1. 小野和哉.【こころの発達の問題に関する”古典”をふりかえる】 ADHDの古典 存在していながら認識されないもの.精神医学2018;60(10):1085-1092

解説:ADHDに関する歴史的展望を古典から概説しました。ADHDが臨床症例として概念化される以前にも存在していたことは古典の鮮やかな描写により明らかです。
しかしながら、それに対して治療的な接近の必要が生じたのは現代になってのことである。この事実は、その基盤に子どもへの認識、教育のシステム、社会的ニーズの変化が生じてきたからであると考えられます。これは現代という時代の特性を象徴していると考えられまる。
 
 2. 小野和哉.【カタトニア(緊張病)の診断・治療を問う】 発達障害とカタトニア 自閉スペクトラム症を中心として.精神科治療学2018;33(6):741-746

解説:発達障害におけるカタトニアは比較的ありふれた病態です。しかし、統合失調症や気分障害といったいわゆる内因性精神病群のそれと同じ病態であるのかは明らかになっていません。近年の緊張病症候群としての理解は、表層の症状の類似性や治療反応からの議論で、基底となる障害による相違に対してはまだ研究が不足しています。今回は限られた研究や症例からこの点について検討しました。本稿では発達障害の中で特にカタトニアに関して研究が多い、自閉スペクトラム症(ASD)のカタトニア病態を発症契機、症状、経過から、内因性精神病群のそれと比較してその相違点について明らかにしました。また、ASDでは主観的体験が言語化されないために、症候の意味が不明確である病態を、発達精神病理学的見地から解析し、仮説を試みました。カタトニアにおいては、発達障害への留意と、病態の発達精神病理学的見地からの解析が、治療の一助となると考えられました。
 
3.  川上正憲.社交不安障害(対人恐怖)をめぐる一考察―生活史に心的外傷性エピソードを認める2症例について―.精神経誌2018;120(11):997-1004.

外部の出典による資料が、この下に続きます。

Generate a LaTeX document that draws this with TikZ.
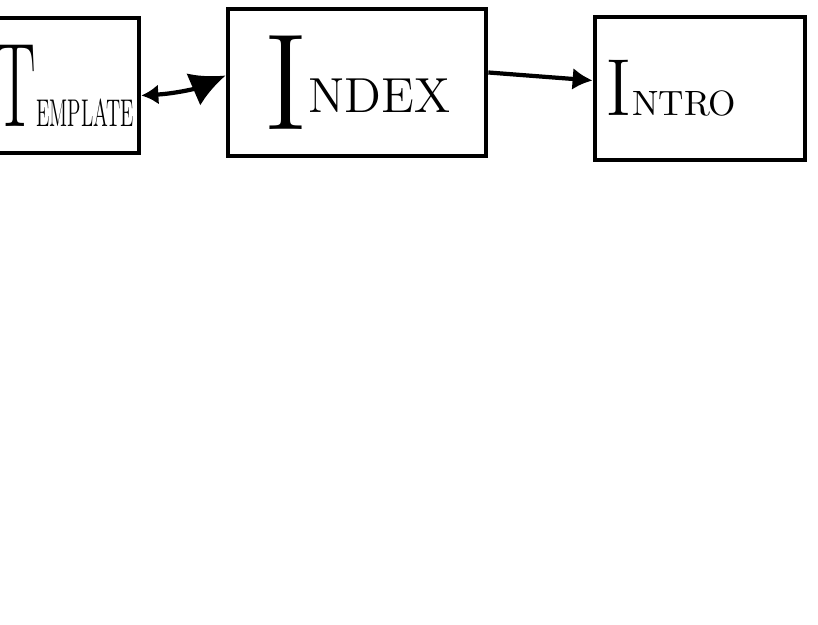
\documentclass[tikz,border=0pt]{standalone}
\usepackage{graphicx}
\usetikzlibrary{arrows.meta, positioning}
\tikzset{
  page/.style={draw, line width=1.3pt, inner sep=0pt},
  link/.style={line width=1.2pt},
}

\begin{document}
\begin{tikzpicture}[x=0.01cm, y=-0.01cm]
  \useasboundingbox (0,0) rectangle (818,625);
  \clip (0,0) rectangle (818,625);
  % pages
  \node[page, minimum width=14.9mm, minimum height=13.5mm] (template) at (64.5,85.5)
    {\scalebox{0.52}[1]{{\fontsize{34}{34}\selectfont T}{\fontsize{11}{11}\selectfont EMPLATE}}};
  \node[page, minimum width=25.8mm, minimum height=14.7mm] (index) at (357,82.5)
    {{\fontsize{39}{39}\selectfont I}\raisebox{4.8pt}{\fontsize{14}{14}\selectfont NDEX}};
  \node[page, minimum width=21mm, minimum height=14.3mm] (intro) at (700,88.5)
    {{\fontsize{23}{23}\selectfont I}{\fontsize{10}{10}\selectfont NTRO}\hspace*{5.8mm}};
  % links
  \draw[link, {Latex[length=1.7mm,width=2mm]}-{Latex[length=3.5mm,width=3.5mm]}]
    ([yshift=-1mm]template.east) to[bend right=10] ([yshift=0.7mm]index.west);
  \draw[link, -{Latex[length=2mm,width=2.2mm]}]
    ([yshift=1mm]index.east) -- ([yshift=0.8mm]intro.west);
\end{tikzpicture}
\end{document}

森田正馬が森田神経質を発見し、その治療方法として森田療法を創始して100年を迎えます。定型的森田神経質は理想と現実の矛盾に葛藤する病態でした。
こうした定型的森田神経質は減少の一途を辿っています。今回は、神経質基盤を基盤に心的外傷性エピソードを認め、視線恐怖、対人緊張を呈している2症例を提示し、現代における森田神経質の一亜型について論じました。

4. 瀬戸 光.多職種連携による慢性期統合失調症への治療的な介入の一例 ―精神病理学・力動精神医学的検討―. 社会精神医学研究所紀要2018;46(1):45 -56.

精神障害にも対応した地域包括ケアシステムの実践は、社会精神医学研究所として重要なテーマです。今回、症例を提示し病像の精神病理学的検討を行うとともに、他職種の意見を提示することで、精神科医療における多職種連携について、力動精神医学の視点で考察しました。

5. 沖野慎治,小野和哉,中村晃士,神田真里,小高文聰,中山和彦.自閉スペクトラム症の注意機能と精神症状との関連.慈恵医大誌2016;131:121-130.

ASD(自閉スペクトラム症)患者, 統合失調症患者および健常被験者に対して標準注意機能検査(CAT)を施行し、注意機能について3群比較し、注意機能障害と精神症状との相関についても検討しました。その結果、ASD群と統合失調症群は類似した注意機能プロフィールを示しましたが、ASD群にのみ注意機能障害と精神症状に有意な相関が認められました。ASD患者では、精神症状発現の精神病理の一部は、特異的な注意機能障害と関連すると考えられました。